— BEGIN —

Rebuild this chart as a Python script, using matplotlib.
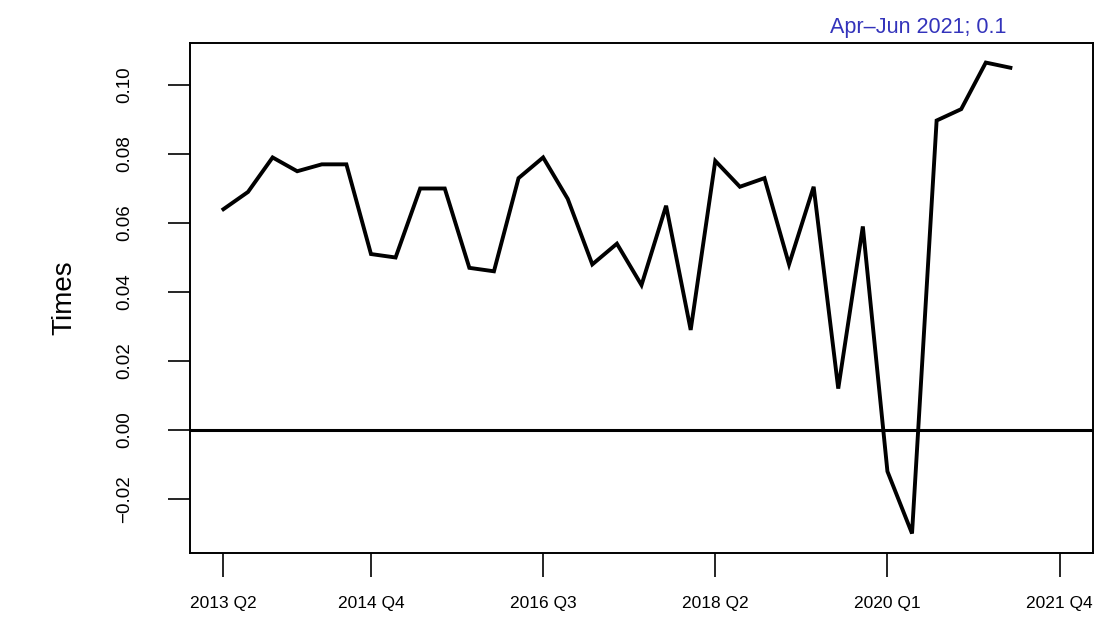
import matplotlib
matplotlib.use("Agg")
import matplotlib.pyplot as plt

plt.rcParams["font.family"] = ["Liberation Sans", "DejaVu Sans"]

# quarterly series, 2013 Q2 .. 2021 Q2
values = [
    0.064, 0.069, 0.079, 0.075, 0.077, 0.077, 0.051, 0.050,
    0.070, 0.070, 0.047, 0.046, 0.073, 0.079, 0.067, 0.048,
    0.054, 0.042, 0.065, 0.029, 0.078, 0.0705, 0.073, 0.048,
    0.0705, 0.012, 0.059, -0.012, -0.030, 0.0897, 0.093, 0.1065,
    0.105,
]
quarters = list(range(len(values)))

tick_pos = [0, 6, 13, 20, 27, 34]
tick_labels = ["2013 Q2", "2014 Q4", "2016 Q3", "2018 Q2", "2020 Q1", "2021 Q4"]
y_ticks = [-0.02, 0.00, 0.02, 0.04, 0.06, 0.08, 0.10]
y_labels = ["\u22120.02", "0.00", "0.02", "0.04", "0.06", "0.08", "0.10"]

title_text = "Apr\u2013Jun 2021; 0.1"

fig = plt.figure(figsize=(11.09, 6.39), dpi=100)
ax = fig.add_axes([0.1713, 0.1346, 0.8143, 0.7981])

ax.plot(quarters, values, color="black", lw=2.8, solid_joinstyle="miter")
ax.axhline(0, color="black", lw=2.2)

ax.set_xlim(-0.04 * 34, 34 * 1.04)
ax.set_ylim(-0.03565, 0.11217)

ax.set_xticks(tick_pos)
ax.set_xticklabels(tick_labels, fontsize=12.5)
ax.set_yticks(y_ticks)
ax.set_yticklabels(y_labels, fontsize=13.5, rotation=90, va="center")

ax.tick_params(axis="x", length=17, width=1.2, pad=14, direction="out")
ax.tick_params(axis="y", length=16, width=1.2, pad=25, direction="out")

for s in ax.spines.values():
    s.set_linewidth(1.4)

ax.set_ylabel("Times", fontsize=20, labelpad=28)

fig.text(918 / 1109, 1 - 27 / 639, title_text, color="#3333bb",
         fontsize=15.5, ha="center", va="center")

fig.savefig("out.png", dpi=100)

— END —

• WORK TO DO
Repeat the material above verbatim, with no pictures in the output.

• RESULT FOR THIS TASK
Rebuild this chart as a Python script, using matplotlib.
import matplotlib
matplotlib.use("Agg")
import matplotlib.pyplot as plt

plt.rcParams["font.family"] = ["Liberation Sans", "DejaVu Sans"]

# quarterly series, 2013 Q2 .. 2021 Q2
values = [
    0.064, 0.069, 0.079, 0.075, 0.077, 0.077, 0.051, 0.050,
    0.070, 0.070, 0.047, 0.046, 0.073, 0.079, 0.067, 0.048,
    0.054, 0.042, 0.065, 0.029, 0.078, 0.0705, 0.073, 0.048,
    0.0705, 0.012, 0.059, -0.012, -0.030, 0.0897, 0.093, 0.1065,
    0.105,
]
quarters = list(range(len(values)))

tick_pos = [0, 6, 13, 20, 27, 34]
tick_labels = ["2013 Q2", "2014 Q4", "2016 Q3", "2018 Q2", "2020 Q1", "2021 Q4"]
y_ticks = [-0.02, 0.00, 0.02, 0.04, 0.06, 0.08, 0.10]
y_labels = ["\u22120.02", "0.00", "0.02", "0.04", "0.06", "0.08", "0.10"]

title_text = "Apr\u2013Jun 2021; 0.1"

fig = plt.figure(figsize=(11.09, 6.39), dpi=100)
ax = fig.add_axes([0.1713, 0.1346, 0.8143, 0.7981])

ax.plot(quarters, values, color="black", lw=2.8, solid_joinstyle="miter")
ax.axhline(0, color="black", lw=2.2)

ax.set_xlim(-0.04 * 34, 34 * 1.04)
ax.set_ylim(-0.03565, 0.11217)

ax.set_xticks(tick_pos)
ax.set_xticklabels(tick_labels, fontsize=12.5)
ax.set_yticks(y_ticks)
ax.set_yticklabels(y_labels, fontsize=13.5, rotation=90, va="center")

ax.tick_params(axis="x", length=17, width=1.2, pad=14, direction="out")
ax.tick_params(axis="y", length=16, width=1.2, pad=25, direction="out")

for s in ax.spines.values():
    s.set_linewidth(1.4)

ax.set_ylabel("Times", fontsize=20, labelpad=28)

fig.text(918 / 1109, 1 - 27 / 639, title_text, color="#3333bb",
         fontsize=15.5, ha="center", va="center")

fig.savefig("out.png", dpi=100)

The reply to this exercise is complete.